▸ **TASK OBJECTIVE**: Write each line of the material exactly as given, from the top through the line that contains "bin_half = [3.2] * len(mass)", and omit all pictures.

▸ **DATA SEGMENT**:
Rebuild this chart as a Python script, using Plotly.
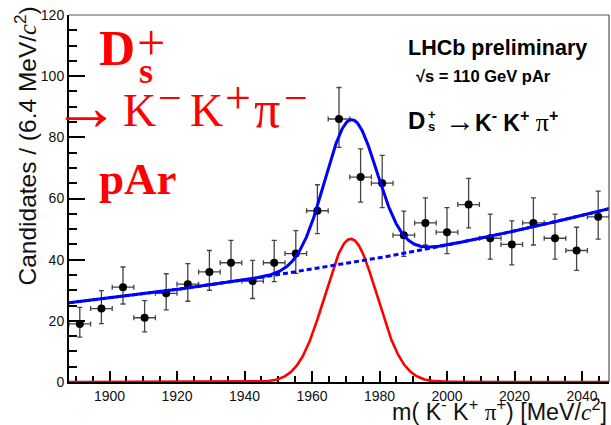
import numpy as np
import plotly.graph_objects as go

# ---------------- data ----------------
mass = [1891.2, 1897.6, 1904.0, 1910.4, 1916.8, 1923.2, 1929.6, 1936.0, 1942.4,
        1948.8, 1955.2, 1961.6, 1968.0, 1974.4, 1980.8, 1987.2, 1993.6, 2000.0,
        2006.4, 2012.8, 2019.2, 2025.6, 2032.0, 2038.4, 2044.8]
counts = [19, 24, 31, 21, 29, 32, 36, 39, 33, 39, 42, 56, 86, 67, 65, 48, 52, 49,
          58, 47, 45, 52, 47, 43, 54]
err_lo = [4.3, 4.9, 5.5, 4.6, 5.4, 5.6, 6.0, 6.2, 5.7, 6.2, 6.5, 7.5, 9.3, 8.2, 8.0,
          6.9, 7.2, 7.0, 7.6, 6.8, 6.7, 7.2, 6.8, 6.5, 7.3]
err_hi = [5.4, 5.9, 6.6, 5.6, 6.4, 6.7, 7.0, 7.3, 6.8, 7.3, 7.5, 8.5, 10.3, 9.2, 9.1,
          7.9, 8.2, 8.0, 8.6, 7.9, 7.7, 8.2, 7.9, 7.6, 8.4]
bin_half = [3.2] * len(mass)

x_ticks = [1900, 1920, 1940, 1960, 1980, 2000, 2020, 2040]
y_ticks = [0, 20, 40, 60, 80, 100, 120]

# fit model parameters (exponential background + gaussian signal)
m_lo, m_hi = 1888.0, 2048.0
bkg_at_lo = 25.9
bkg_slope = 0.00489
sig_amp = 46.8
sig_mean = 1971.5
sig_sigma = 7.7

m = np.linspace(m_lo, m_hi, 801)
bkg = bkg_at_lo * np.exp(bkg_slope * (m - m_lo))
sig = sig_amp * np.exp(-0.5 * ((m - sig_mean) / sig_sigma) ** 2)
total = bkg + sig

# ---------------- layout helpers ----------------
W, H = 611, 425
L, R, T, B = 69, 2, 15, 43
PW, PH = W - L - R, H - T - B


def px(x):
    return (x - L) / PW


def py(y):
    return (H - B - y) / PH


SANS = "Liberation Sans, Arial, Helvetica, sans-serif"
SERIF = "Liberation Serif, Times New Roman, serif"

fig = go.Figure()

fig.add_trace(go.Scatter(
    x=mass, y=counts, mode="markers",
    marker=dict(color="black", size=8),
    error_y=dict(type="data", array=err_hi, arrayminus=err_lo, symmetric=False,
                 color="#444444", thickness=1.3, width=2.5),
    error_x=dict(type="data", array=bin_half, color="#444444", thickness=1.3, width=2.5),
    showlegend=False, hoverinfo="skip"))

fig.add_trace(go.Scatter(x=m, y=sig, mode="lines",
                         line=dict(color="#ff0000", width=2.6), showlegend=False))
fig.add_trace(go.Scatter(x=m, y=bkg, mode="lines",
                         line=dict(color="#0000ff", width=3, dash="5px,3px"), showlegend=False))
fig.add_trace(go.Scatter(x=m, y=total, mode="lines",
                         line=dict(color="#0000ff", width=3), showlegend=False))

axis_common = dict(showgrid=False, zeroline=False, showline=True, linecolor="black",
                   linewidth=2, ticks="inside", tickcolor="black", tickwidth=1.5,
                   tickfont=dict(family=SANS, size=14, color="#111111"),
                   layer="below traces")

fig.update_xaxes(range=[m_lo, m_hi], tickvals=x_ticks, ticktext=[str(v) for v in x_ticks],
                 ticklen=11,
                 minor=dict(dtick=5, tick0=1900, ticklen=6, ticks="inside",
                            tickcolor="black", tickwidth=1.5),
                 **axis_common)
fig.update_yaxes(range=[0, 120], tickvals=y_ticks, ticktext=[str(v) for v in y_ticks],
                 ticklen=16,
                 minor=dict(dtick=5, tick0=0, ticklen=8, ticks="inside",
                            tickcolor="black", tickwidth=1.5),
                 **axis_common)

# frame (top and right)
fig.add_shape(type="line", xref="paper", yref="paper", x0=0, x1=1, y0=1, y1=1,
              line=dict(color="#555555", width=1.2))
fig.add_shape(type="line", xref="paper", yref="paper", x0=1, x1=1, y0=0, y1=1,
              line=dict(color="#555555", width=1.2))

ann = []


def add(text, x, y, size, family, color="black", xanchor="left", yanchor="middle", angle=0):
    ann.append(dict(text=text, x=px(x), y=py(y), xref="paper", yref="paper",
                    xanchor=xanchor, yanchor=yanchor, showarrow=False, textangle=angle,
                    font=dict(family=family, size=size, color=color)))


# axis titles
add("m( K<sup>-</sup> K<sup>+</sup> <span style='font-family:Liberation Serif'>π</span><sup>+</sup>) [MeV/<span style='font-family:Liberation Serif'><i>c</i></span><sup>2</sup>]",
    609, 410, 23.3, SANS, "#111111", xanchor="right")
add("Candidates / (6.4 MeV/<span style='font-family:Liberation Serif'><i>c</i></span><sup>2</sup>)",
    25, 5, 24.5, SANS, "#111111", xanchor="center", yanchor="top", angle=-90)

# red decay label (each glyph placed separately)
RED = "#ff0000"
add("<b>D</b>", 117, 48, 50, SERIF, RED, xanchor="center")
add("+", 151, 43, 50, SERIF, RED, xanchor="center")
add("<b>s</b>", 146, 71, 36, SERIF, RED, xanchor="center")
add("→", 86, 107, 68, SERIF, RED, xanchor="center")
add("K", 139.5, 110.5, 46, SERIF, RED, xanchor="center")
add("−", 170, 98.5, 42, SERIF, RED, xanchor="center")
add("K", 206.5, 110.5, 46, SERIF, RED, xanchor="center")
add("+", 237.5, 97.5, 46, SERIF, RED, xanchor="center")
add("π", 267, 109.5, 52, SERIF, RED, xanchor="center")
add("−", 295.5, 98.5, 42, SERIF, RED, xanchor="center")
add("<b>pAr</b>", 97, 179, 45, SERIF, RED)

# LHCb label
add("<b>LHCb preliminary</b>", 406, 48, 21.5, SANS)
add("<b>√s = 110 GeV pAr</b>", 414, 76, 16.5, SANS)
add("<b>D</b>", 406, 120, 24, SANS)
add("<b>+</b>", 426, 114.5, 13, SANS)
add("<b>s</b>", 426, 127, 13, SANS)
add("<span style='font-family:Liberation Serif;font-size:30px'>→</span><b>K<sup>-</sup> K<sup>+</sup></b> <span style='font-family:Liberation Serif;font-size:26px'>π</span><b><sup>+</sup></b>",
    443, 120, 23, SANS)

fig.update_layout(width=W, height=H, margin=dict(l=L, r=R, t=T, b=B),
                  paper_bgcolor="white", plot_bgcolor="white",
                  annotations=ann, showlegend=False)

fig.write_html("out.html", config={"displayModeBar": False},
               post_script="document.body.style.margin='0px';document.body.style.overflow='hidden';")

▸ **CORRECT RESULT**:
Rebuild this chart as a Python script, using Plotly.
import numpy as np
import plotly.graph_objects as go

# ---------------- data ----------------
mass = [1891.2, 1897.6, 1904.0, 1910.4, 1916.8, 1923.2, 1929.6, 1936.0, 1942.4,
        1948.8, 1955.2, 1961.6, 1968.0, 1974.4, 1980.8, 1987.2, 1993.6, 2000.0,
        2006.4, 2012.8, 2019.2, 2025.6, 2032.0, 2038.4, 2044.8]
counts = [19, 24, 31, 21, 29, 32, 36, 39, 33, 39, 42, 56, 86, 67, 65, 48, 52, 49,
          58, 47, 45, 52, 47, 43, 54]
err_lo = [4.3, 4.9, 5.5, 4.6, 5.4, 5.6, 6.0, 6.2, 5.7, 6.2, 6.5, 7.5, 9.3, 8.2, 8.0,
          6.9, 7.2, 7.0, 7.6, 6.8, 6.7, 7.2, 6.8, 6.5, 7.3]
err_hi = [5.4, 5.9, 6.6, 5.6, 6.4, 6.7, 7.0, 7.3, 6.8, 7.3, 7.5, 8.5, 10.3, 9.2, 9.1,
          7.9, 8.2, 8.0, 8.6, 7.9, 7.7, 8.2, 7.9, 7.6, 8.4]
bin_half = [3.2] * len(mass)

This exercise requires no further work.